Task to complete
Return each line containing "that".

Data excerpt
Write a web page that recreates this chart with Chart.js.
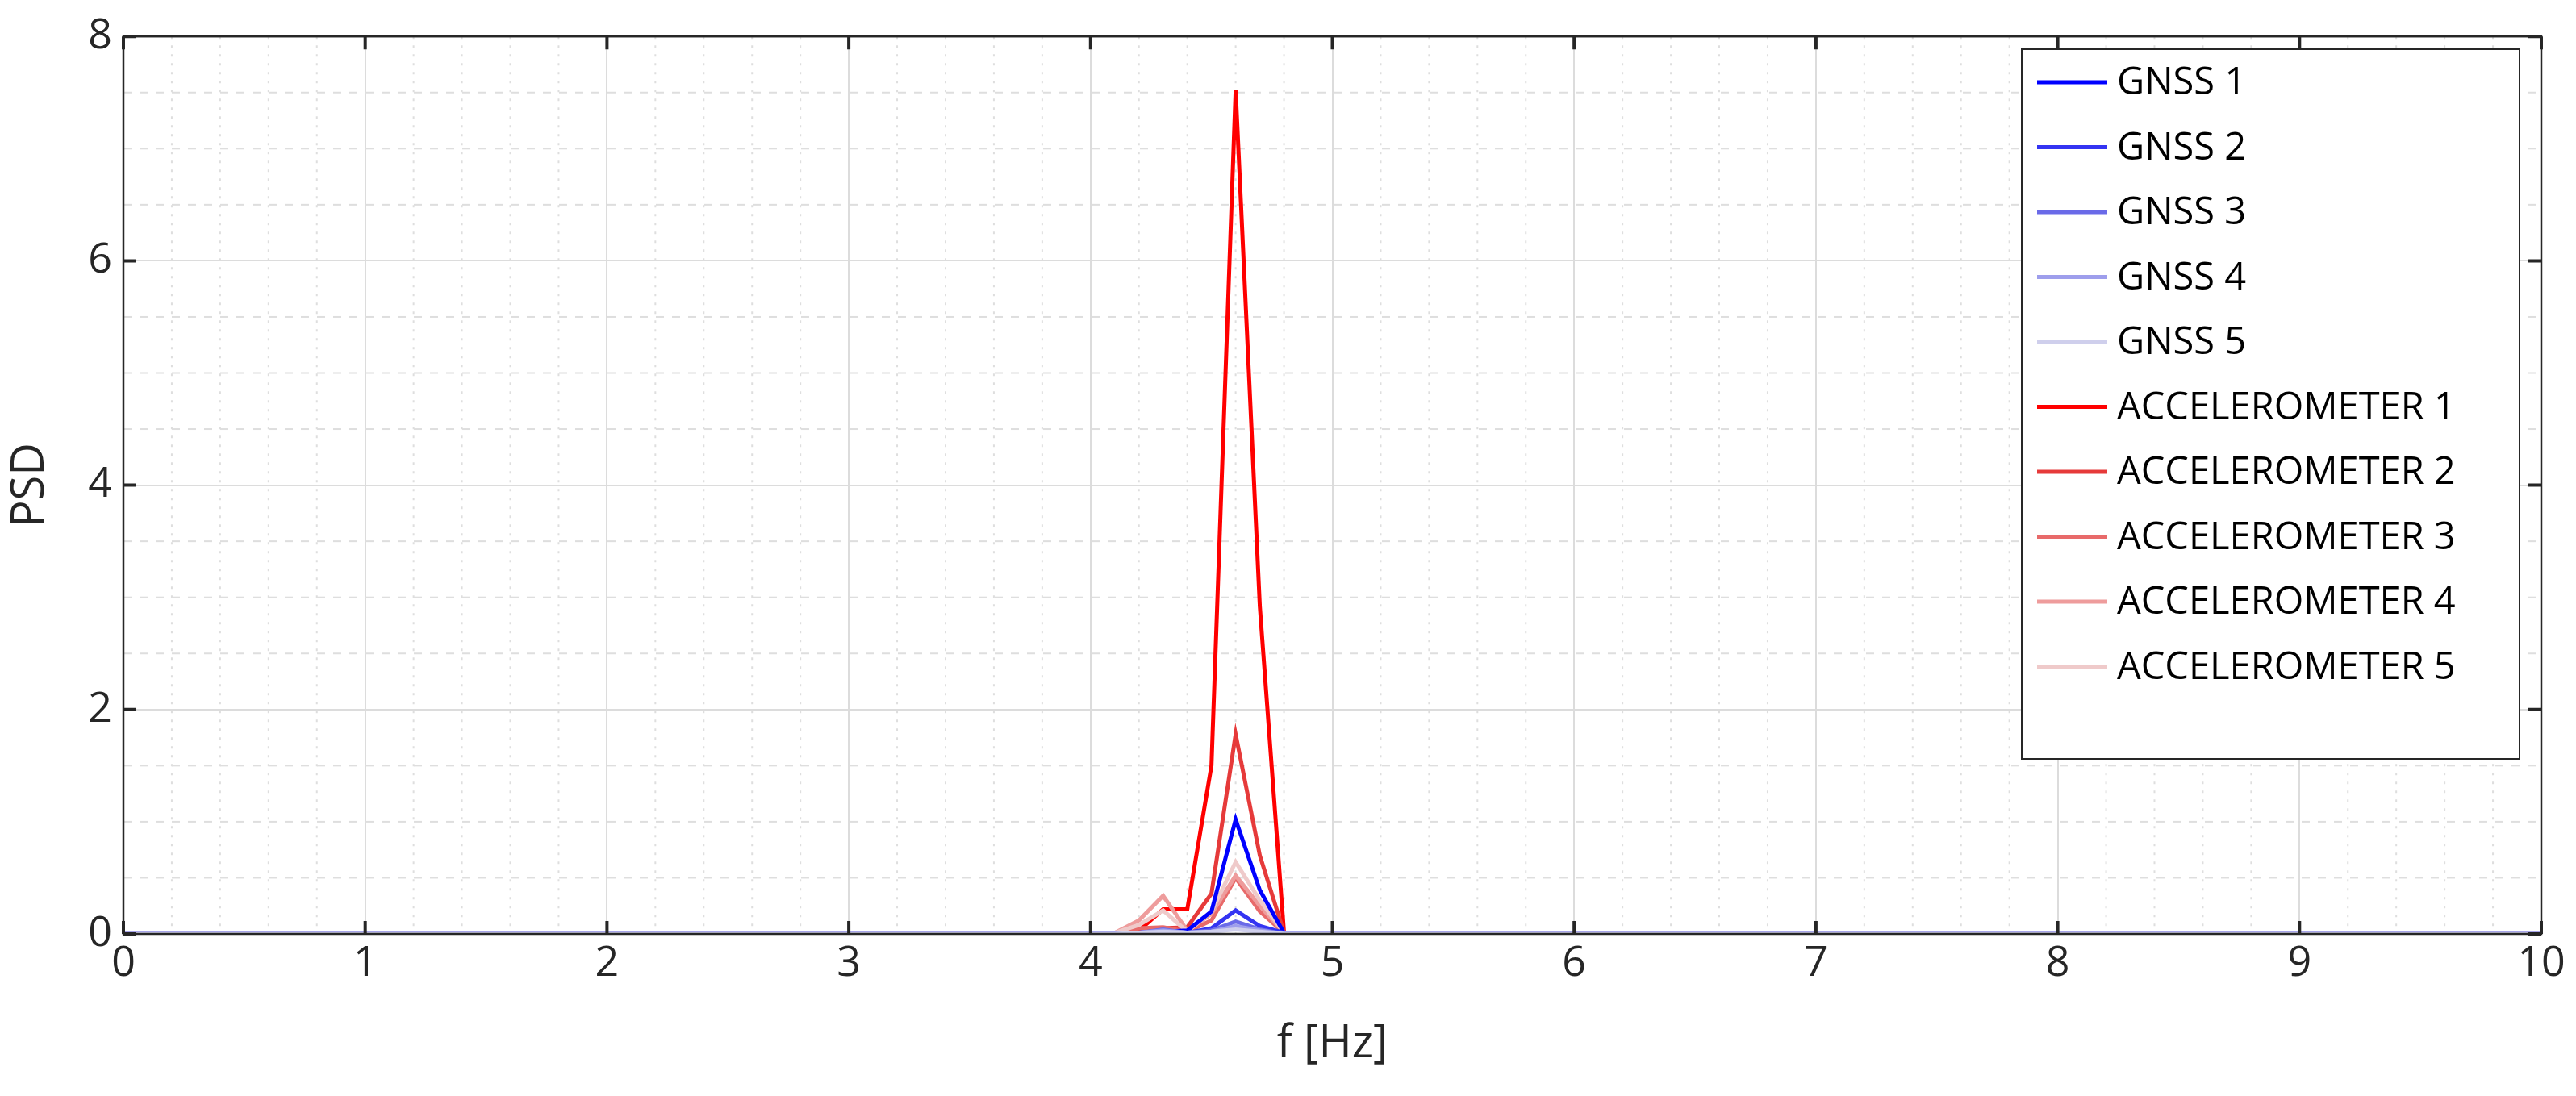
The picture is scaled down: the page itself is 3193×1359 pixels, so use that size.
<!DOCTYPE html>
<html><head><meta charset="utf-8">
<script src="https://cdn.jsdelivr.net/npm/chart.js@4/dist/chart.umd.min.js"></script>
<style>html,body{margin:0;padding:0;background:#fff}#w{width:3193px;height:1359px}</style>
</head><body><div id="w"><canvas id="c"></canvas></div>
<script>
const freq = [0, 4.0, 4.1, 4.2, 4.3, 4.4, 4.5, 4.6, 4.7, 4.8, 4.9, 10];
const labels = ['GNSS 1','GNSS 2','GNSS 3','GNSS 4','GNSS 5','ACCELEROMETER 1','ACCELEROMETER 2','ACCELEROMETER 3','ACCELEROMETER 4','ACCELEROMETER 5'];
const colors = ['#0000ff','#3434f2','#6a6ae8','#9e9eec','#cfcfec','#ff0000','#e63a3a','#e86a6a','#ee9c9c','#efcaca'];
const gnss1 = [0, 0, 0, 0.01, 0.02, 0.03, 0.20, 1.02, 0.39, 0.01, 0, 0];
const gnss2 = [0, 0, 0, 0.01, 0.03, 0.01, 0.05, 0.21, 0.07, 0.01, 0, 0];
const gnss3 = [0, 0, 0, 0.01, 0.04, 0.01, 0.03, 0.11, 0.04, 0, 0, 0];
const gnss4 = [0, 0, 0, 0.01, 0.03, 0.01, 0.02, 0.07, 0.03, 0, 0, 0];
const gnss5 = [0, 0, 0, 0.01, 0.02, 0.01, 0.02, 0.04, 0.02, 0, 0, 0];
const acc1 = [0, 0, 0, 0.03, 0.22, 0.22, 1.50, 7.52, 2.92, 0.01, 0, 0];
const acc2 = [0, 0, 0, 0.04, 0.05, 0.06, 0.36, 1.78, 0.70, 0.01, 0, 0];
const acc3 = [0, 0, 0, 0.05, 0.06, 0.02, 0.12, 0.50, 0.20, 0.01, 0, 0];
const acc4 = [0, 0, 0.01, 0.12, 0.34, 0.03, 0.18, 0.52, 0.25, 0.01, 0, 0];
const acc5 = [0, 0, 0.01, 0.08, 0.21, 0.02, 0.20, 0.64, 0.30, 0.01, 0, 0];
const series = [gnss1,gnss2,gnss3,gnss4,gnss5,acc1,acc2,acc3,acc4,acc5];
const xTicks = [0,1,2,3,4,5,6,7,8,9,10];
const yTicks = [0,2,4,6,8];

const FONT = '"Open Sans", "Liberation Sans", sans-serif';
const datasets = series.map((s,i)=>({label:labels[i],data:s.map((v,j)=>({x:freq[j],y:v})),borderColor:colors[i],backgroundColor:colors[i],borderWidth:5,pointRadius:0,tension:0,fill:false}));
const drawOrder = [4,3,2,1,0,9,8,7,6,5];
drawOrder.forEach((k,idx)=>datasets[k].order = idx);

const extras = {
  id:'extras',
  beforeDatasetsDraw(ch){
    const {ctx, chartArea:a, scales:{x,y}} = ch;
    ctx.save();
    ctx.strokeStyle='#dedede'; ctx.lineWidth=2;
    ctx.setLineDash([3,8]);
    for(let v=0; v<=100; v+=2){ if(v%10===0) continue; const px=x.getPixelForValue(v/10); ctx.beginPath(); ctx.moveTo(px,a.top); ctx.lineTo(px,a.bottom); ctx.stroke(); }
    ctx.setLineDash([10,10]);
    for(let v=1; v<16; v++){ if(v%4===0) continue; const py=y.getPixelForValue(v/2); ctx.beginPath(); ctx.moveTo(a.left,py); ctx.lineTo(a.right,py); ctx.stroke(); }
    ctx.restore();
  },
  afterDatasetsDraw(ch){
    const {ctx, chartArea:a, scales:{x,y}} = ch;
    ctx.save();
    ctx.strokeStyle='#262626'; ctx.lineWidth=2.5;
    ctx.strokeRect(a.left,a.top,a.right-a.left,a.bottom-a.top);
    ctx.lineWidth=4;
    xTicks.forEach(v=>{const px=x.getPixelForValue(v); ctx.beginPath(); ctx.moveTo(px,a.bottom); ctx.lineTo(px,a.bottom-16); ctx.moveTo(px,a.top); ctx.lineTo(px,a.top+16); ctx.stroke();});
    yTicks.forEach(v=>{const py=y.getPixelForValue(v); ctx.beginPath(); ctx.moveTo(a.left,py); ctx.lineTo(a.left+16,py); ctx.moveTo(a.right,py); ctx.lineTo(a.right-16,py); ctx.stroke();});
    const lx=2506, ly=61, lw=617, lh=880;
    ctx.fillStyle='#fff'; ctx.fillRect(lx,ly,lw,lh);
    ctx.lineWidth=2; ctx.strokeStyle='#262626'; ctx.strokeRect(lx,ly,lw,lh);
    ctx.font='47px '+FONT; ctx.textBaseline='middle'; ctx.textAlign='left';
    labels.forEach((t,i)=>{
      const cy = 102 + i*80.5;
      ctx.strokeStyle=colors[i]; ctx.lineWidth=5;
      ctx.beginPath(); ctx.moveTo(2525,cy); ctx.lineTo(2612,cy); ctx.stroke();
      ctx.fillStyle='#000'; ctx.fillText(t,2624,cy+2);
    });
    ctx.restore();
  }
};

new Chart(document.getElementById('c'),{
  type:'line',
  data:{datasets},
  options:{
    responsive:true, maintainAspectRatio:false, animation:false,
    devicePixelRatio:1,
    layout:{padding:{top:37,right:43,left:0,bottom:0}},
    plugins:{legend:{display:false},tooltip:{enabled:false}},
    scales:{
      x:{type:'linear',min:0,max:10,
        afterFit(s){s.height=201;},
        ticks:{stepSize:1,font:{size:52,family:FONT},color:'#262626',padding:6,maxRotation:0},
        grid:{color:'#dcdcdc',lineWidth:2,drawTicks:false},
        border:{display:false},
        title:{display:true,text:'f [Hz]',font:{size:56,family:FONT},color:'#262626',padding:{top:4,bottom:30}}},
      y:{type:'linear',min:0,max:8,
        afterFit(s){s.width=153;},
        afterBuildTicks(s){s.ticks=yTicks.map(v=>({value:v}));},
        ticks:{font:{size:52,family:FONT},color:'#262626',padding:14},
        grid:{color:'#dcdcdc',lineWidth:2,drawTicks:false},
        border:{display:false},
        title:{display:true,text:'PSD',font:{size:56,family:FONT},color:'#262626',padding:{bottom:4}}}
    }
  },
  plugins:[extras]
});
</script></body></html>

The answer
Write a web page that recreates this chart with Chart.js.
The picture is scaled down: the page itself is 3193×1359 pixels, so use that size.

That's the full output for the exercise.